BOSTON — The State Treasurer’s Office of Economic Empowerment (OEE) announces the publication of its report detailing the state of personal financial-literacy (PFL) education provided in the Massachusetts public school system. This report found that, while personal financial education courses may be available in many Massachusetts high schools (around 85% offer them), their content and scope are highly inconsistent. Furthermore, only a small minority of middle and elementary schools offer any kind of a comprehensive curriculum.
State Treasurer Deborah Goldberg and OEE hosted a virtual briefing last week sharing the background and details of the report. The treasurer discussed the importance of attaining financial knowledge and the state of this type of education in Massachusetts. The OEE staff then presented on the most critical details revealed in the findings.
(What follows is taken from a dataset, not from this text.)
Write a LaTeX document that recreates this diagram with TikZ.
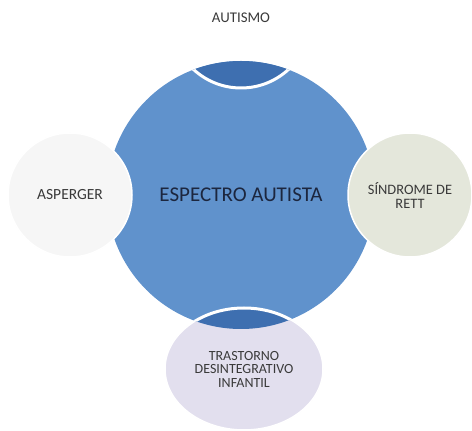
\documentclass[tikz,border=0pt]{standalone}
\usepackage{fontspec}
\setmainfont{Carlito}
\usepackage{tikz}
\usetikzlibrary{shapes.geometric}
\definecolor{hubblue}{RGB}{96,146,204}
\definecolor{darkblue}{RGB}{62,111,176}
\definecolor{sage}{RGB}{228,231,219}
\definecolor{lilac}{RGB}{226,223,238}
\definecolor{paper}{RGB}{246,246,246}
\definecolor{ink}{RGB}{58,58,58}
\definecolor{navy}{RGB}{28,38,62}
\tikzstyle{hub} = [circle, fill=hubblue, minimum size=268pt, inner sep=0pt,
    text=navy, font=\fontsize{21}{24}\selectfont]
\tikzstyle{petal} = [circle, draw=white, line width=1.5pt, minimum size=124pt,
    inner sep=0pt, text=ink, align=center]
\tikzstyle{lens} = [fill=darkblue, draw=white, line width=3pt]

\begin{document}
\begin{tikzpicture}
    \useasboundingbox (0,0) rectangle (472pt,431pt);
    % Place nodes
    \node [hub] (espectro) at (241pt,236pt) {ESPECTRO AUTISTA};
    \node [petal, above of=espectro, node distance=177pt, draw=none,
        minimum size=140pt, font=\fontsize{14.8}{16}\selectfont] (autismo) {AUTISMO};
    \node [petal, left of=espectro, node distance=171pt, fill=paper,
        font=\fontsize{15.5}{17}\selectfont] (asperger) {ASPERGER};
    \node [petal, right of=espectro, node distance=169pt, fill=sage,
        font=\fontsize{14.4}{14}\selectfont] (rett) {SÍNDROME DE\\RETT};
    \node [petal, ellipse, below of=espectro, node distance=174pt, xshift=3pt,
        minimum width=158pt, minimum height=122pt, fill=lilac,
        font=\fontsize{14}{13.5}\selectfont] (infantil) {TRASTORNO\\DESINTEGRATIVO\\INFANTIL};
    % Draw overlaps with the hub
    \begin{scope}
        \clip (espectro.center) circle (134pt);
        \path [lens] (autismo.center) circle (70pt);
        \path [lens] (infantil.center) ellipse (79pt and 61pt);
    \end{scope}
\end{tikzpicture}
\end{document}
“Requiring that all Massachusetts schools offer financial-education courses is a crucial step in building a more equitable future for our children,” Goldberg said. “Now more than ever, access to these tools should be free and easily available to every student in grades K-12.”
In 2015, Goldberg created the Massachusetts Financial Literacy Task Force. Following the task force’s recommendations, OEE created this first-of-its-kind report to map out where personal financial-literacy education is and isn’t taught across Massachusetts. In order to ensure all students have access to the skills they need, Goldberg filed a bill to require that financial education be offered in all Massachusetts schools.